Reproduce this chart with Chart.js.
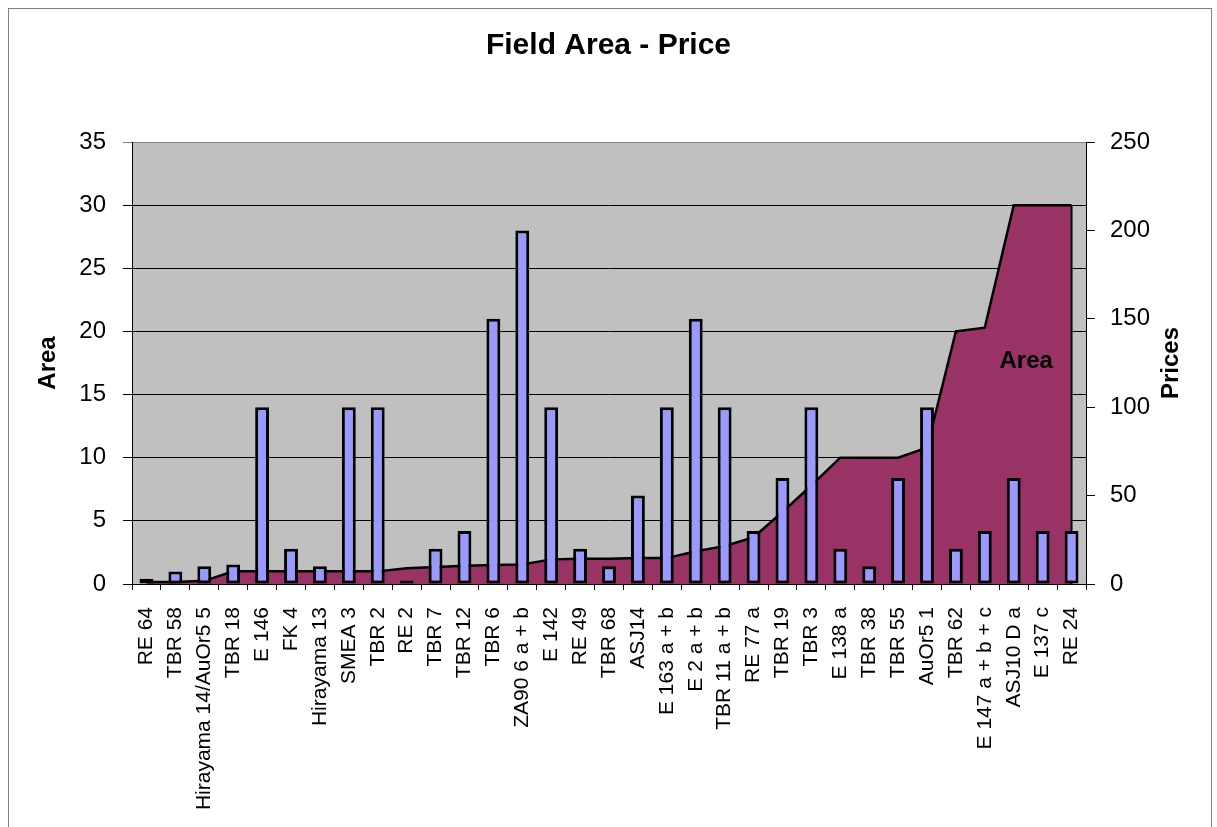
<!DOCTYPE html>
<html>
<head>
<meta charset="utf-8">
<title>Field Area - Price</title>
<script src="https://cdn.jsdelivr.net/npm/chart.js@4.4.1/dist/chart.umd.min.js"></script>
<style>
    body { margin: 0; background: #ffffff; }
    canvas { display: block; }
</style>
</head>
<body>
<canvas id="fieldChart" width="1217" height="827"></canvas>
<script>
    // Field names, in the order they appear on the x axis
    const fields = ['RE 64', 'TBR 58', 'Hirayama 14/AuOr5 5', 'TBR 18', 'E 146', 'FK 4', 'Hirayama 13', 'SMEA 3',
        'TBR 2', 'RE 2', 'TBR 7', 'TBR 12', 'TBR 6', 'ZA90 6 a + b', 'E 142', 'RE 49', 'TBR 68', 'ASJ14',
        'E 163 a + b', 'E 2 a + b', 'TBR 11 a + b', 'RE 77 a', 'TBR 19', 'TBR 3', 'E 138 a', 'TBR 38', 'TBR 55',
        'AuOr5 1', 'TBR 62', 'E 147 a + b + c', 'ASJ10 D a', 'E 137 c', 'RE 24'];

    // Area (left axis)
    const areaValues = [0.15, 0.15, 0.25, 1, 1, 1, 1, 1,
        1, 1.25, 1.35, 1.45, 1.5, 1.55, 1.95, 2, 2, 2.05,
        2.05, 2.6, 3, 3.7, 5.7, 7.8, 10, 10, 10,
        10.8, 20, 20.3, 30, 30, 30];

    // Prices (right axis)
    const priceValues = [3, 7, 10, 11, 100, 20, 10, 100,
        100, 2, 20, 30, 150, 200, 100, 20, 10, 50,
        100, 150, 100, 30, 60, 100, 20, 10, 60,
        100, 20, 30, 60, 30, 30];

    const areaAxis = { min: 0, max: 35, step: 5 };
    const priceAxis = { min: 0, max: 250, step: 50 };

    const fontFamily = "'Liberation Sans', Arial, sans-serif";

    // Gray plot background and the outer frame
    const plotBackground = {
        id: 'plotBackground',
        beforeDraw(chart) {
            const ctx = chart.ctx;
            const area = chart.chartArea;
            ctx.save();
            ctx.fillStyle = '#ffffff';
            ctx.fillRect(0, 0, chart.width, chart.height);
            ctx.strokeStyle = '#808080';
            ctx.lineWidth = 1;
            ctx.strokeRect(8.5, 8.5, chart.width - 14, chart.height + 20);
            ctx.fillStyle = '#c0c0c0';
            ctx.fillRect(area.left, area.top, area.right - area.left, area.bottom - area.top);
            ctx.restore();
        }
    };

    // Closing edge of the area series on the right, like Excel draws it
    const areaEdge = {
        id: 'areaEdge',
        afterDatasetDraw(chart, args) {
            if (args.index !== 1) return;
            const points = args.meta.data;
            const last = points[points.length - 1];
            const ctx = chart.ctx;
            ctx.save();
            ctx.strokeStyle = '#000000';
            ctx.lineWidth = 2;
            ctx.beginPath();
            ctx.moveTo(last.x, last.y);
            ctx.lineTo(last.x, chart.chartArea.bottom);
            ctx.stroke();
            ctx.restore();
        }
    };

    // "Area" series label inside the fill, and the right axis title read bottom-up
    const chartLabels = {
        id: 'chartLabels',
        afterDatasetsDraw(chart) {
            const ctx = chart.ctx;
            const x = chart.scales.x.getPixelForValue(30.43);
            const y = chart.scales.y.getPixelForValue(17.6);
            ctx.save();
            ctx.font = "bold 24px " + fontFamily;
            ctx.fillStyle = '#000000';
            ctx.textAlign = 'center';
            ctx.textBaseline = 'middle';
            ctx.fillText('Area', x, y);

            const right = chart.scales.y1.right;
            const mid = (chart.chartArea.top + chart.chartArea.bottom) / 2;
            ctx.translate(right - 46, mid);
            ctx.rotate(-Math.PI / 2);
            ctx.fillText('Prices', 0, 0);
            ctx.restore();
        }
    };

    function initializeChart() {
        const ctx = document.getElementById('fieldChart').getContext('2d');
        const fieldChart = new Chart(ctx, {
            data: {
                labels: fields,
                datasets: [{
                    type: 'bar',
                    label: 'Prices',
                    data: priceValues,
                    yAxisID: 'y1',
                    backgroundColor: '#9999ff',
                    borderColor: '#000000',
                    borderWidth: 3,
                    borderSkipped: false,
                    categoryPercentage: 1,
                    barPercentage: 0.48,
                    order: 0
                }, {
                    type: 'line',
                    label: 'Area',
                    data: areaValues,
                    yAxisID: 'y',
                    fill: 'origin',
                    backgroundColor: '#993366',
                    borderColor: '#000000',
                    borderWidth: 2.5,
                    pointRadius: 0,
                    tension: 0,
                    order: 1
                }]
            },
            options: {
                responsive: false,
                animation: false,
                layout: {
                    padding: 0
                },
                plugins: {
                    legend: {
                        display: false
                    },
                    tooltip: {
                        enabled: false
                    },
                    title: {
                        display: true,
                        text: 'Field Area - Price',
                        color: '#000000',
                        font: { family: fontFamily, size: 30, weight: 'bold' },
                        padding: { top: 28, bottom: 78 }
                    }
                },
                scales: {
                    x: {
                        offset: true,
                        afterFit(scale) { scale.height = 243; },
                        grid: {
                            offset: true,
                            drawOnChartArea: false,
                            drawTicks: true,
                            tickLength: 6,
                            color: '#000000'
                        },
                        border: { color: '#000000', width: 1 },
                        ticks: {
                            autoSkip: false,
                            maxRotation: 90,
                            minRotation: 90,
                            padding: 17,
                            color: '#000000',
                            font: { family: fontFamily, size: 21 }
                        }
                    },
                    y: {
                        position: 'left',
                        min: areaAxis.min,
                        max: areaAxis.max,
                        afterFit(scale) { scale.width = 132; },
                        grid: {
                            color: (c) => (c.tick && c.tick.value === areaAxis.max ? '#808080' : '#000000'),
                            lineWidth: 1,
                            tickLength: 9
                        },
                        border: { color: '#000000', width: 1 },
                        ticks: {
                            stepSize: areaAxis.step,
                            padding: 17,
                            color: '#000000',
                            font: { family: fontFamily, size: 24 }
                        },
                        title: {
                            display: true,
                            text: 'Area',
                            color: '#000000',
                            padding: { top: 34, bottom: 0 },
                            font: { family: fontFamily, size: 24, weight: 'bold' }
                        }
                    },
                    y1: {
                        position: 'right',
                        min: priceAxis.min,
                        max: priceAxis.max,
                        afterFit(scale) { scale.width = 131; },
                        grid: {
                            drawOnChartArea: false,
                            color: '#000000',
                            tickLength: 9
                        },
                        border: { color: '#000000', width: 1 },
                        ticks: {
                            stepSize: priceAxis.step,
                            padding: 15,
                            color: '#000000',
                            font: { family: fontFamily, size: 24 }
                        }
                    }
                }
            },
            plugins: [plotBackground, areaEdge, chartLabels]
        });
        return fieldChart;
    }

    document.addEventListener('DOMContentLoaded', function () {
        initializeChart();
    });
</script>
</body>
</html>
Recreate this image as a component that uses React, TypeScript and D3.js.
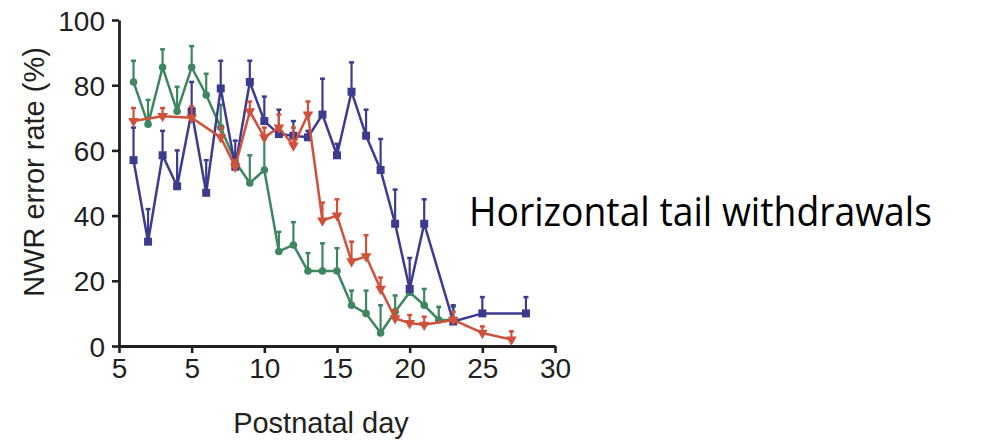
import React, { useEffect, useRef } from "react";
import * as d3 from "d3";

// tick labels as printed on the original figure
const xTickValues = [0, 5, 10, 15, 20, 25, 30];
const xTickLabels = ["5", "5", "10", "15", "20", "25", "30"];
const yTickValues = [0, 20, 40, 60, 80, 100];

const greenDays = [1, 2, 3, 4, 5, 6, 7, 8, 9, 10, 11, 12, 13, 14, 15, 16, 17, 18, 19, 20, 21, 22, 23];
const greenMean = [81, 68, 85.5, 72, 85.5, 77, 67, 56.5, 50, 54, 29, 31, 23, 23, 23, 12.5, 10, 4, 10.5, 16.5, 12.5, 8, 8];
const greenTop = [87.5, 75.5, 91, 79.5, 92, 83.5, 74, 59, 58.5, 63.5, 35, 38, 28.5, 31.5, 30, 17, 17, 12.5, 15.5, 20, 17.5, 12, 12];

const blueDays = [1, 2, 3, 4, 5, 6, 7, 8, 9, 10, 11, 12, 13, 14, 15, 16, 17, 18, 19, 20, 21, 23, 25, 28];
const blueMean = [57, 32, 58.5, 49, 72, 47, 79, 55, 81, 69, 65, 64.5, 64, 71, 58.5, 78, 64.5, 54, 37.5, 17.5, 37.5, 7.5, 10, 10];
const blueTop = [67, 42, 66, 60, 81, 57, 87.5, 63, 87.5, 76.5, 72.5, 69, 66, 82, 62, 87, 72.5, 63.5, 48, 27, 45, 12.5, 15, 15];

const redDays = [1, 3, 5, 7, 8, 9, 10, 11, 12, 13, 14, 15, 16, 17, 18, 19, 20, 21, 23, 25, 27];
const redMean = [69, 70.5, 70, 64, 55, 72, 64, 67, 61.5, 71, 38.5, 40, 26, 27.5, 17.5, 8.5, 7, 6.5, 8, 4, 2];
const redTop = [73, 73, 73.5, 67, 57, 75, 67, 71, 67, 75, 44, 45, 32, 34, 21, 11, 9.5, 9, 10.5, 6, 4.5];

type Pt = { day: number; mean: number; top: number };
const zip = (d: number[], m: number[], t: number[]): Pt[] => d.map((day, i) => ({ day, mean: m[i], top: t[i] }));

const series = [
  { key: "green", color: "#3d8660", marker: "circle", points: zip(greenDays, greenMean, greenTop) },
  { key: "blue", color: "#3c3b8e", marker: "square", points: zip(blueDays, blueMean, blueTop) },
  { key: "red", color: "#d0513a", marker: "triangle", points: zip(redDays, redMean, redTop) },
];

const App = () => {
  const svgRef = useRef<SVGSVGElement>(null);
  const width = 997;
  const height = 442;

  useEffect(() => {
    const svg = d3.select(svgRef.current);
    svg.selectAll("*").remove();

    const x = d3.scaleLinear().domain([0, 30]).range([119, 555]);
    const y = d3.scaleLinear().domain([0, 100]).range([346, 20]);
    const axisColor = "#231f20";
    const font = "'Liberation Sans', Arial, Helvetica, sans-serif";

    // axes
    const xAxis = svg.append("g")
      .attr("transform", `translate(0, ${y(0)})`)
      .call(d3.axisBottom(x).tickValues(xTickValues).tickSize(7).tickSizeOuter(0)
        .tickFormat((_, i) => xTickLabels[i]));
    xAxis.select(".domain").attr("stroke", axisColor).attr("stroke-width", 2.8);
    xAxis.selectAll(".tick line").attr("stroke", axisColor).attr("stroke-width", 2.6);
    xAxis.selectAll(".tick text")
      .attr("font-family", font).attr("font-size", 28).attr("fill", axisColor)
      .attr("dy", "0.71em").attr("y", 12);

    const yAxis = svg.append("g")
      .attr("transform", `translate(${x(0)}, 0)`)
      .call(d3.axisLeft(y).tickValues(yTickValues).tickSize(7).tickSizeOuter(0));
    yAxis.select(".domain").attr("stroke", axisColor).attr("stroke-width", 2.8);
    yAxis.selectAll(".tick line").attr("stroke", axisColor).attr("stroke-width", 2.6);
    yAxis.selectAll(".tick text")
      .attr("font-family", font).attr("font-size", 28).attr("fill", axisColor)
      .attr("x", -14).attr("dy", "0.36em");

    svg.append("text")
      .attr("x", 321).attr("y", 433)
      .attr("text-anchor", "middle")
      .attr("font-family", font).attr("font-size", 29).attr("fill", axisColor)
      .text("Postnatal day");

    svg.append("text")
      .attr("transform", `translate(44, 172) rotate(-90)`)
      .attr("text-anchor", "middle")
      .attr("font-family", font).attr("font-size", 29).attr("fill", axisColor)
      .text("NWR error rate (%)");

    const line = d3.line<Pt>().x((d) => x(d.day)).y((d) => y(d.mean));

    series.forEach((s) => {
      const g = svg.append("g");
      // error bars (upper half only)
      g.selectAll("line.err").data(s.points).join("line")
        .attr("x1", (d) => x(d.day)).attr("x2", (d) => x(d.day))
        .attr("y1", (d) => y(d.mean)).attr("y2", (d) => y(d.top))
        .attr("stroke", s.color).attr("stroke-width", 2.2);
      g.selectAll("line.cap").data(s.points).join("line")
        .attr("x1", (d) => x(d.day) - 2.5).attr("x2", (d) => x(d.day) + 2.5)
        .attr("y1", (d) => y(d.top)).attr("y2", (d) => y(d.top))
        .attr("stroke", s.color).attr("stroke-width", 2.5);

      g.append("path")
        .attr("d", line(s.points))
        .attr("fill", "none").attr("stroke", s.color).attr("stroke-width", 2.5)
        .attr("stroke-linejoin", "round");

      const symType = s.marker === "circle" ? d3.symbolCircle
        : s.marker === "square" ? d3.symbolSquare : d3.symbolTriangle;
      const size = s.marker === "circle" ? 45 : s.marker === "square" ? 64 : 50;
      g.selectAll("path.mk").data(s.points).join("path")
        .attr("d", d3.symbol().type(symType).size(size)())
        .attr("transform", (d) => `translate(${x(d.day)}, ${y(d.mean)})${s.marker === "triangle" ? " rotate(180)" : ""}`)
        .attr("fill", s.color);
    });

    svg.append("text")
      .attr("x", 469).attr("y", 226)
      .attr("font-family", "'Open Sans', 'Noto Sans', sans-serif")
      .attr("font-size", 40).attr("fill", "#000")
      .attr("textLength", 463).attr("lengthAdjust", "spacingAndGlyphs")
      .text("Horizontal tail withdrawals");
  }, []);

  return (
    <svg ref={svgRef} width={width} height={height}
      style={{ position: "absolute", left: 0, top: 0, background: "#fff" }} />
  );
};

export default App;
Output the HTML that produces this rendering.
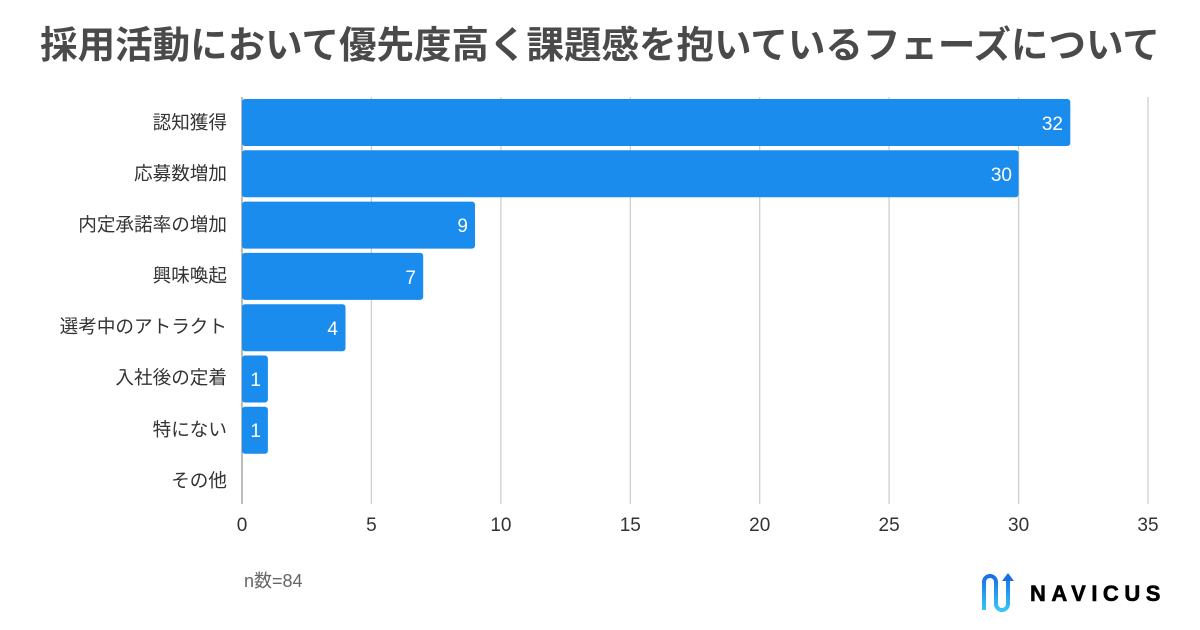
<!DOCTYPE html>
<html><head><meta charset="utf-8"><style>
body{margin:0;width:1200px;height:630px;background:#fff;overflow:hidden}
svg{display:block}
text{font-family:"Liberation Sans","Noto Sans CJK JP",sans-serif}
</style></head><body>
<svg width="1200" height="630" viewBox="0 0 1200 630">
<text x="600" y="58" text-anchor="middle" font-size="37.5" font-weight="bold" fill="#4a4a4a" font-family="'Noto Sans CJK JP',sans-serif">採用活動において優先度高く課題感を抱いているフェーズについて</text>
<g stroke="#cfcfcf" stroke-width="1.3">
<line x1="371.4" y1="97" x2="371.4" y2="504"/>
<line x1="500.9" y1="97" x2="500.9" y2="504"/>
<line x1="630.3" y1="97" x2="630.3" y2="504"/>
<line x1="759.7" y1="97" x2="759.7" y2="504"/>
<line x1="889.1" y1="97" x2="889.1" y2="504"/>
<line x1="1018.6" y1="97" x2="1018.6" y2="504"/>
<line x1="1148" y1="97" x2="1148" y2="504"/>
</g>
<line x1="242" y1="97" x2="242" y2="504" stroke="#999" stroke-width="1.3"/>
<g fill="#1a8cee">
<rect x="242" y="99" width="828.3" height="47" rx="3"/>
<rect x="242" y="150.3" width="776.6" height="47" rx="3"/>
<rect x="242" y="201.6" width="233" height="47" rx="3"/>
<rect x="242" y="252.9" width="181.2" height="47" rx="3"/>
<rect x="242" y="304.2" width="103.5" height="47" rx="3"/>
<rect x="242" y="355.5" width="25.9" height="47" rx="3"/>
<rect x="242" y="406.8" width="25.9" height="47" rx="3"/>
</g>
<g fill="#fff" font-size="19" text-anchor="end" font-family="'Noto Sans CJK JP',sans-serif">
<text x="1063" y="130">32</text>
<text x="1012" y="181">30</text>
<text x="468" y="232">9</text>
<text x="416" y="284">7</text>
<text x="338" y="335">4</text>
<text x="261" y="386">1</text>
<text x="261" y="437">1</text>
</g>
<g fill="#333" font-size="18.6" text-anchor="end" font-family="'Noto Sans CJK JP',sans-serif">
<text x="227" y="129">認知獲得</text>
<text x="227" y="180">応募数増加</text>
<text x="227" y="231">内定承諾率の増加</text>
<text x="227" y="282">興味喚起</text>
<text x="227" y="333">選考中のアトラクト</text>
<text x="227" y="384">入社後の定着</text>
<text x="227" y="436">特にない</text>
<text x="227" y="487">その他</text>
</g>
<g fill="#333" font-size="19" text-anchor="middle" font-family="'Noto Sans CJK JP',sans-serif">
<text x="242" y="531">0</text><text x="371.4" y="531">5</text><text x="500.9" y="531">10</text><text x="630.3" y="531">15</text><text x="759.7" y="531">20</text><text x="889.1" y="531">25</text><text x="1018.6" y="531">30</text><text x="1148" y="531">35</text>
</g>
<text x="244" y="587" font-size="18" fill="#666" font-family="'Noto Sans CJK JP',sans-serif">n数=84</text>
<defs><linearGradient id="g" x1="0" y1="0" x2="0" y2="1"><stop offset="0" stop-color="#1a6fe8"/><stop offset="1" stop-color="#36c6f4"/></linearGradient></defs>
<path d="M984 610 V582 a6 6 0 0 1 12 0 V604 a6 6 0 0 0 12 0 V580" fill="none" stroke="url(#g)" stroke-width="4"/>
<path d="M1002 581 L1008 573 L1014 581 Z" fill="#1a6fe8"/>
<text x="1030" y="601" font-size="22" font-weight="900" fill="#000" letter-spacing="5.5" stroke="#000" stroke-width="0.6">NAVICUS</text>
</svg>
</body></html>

What to do:
Any pictures should be left out. Reproduce every line from the one holding "Recreate this image" down to the one holding "const yTickValues = [0, 20, 40, 60, 80, 100];", both of those lines included.

Response to this exercise:
Recreate this image as a component that uses React, TypeScript and D3.js.
import React, { useEffect, useRef } from "react";
import * as d3 from "d3";

// tick labels as printed on the original figure
const xTickValues = [0, 5, 10, 15, 20, 25, 30];
const xTickLabels = ["5", "5", "10", "15", "20", "25", "30"];
const yTickValues = [0, 20, 40, 60, 80, 100];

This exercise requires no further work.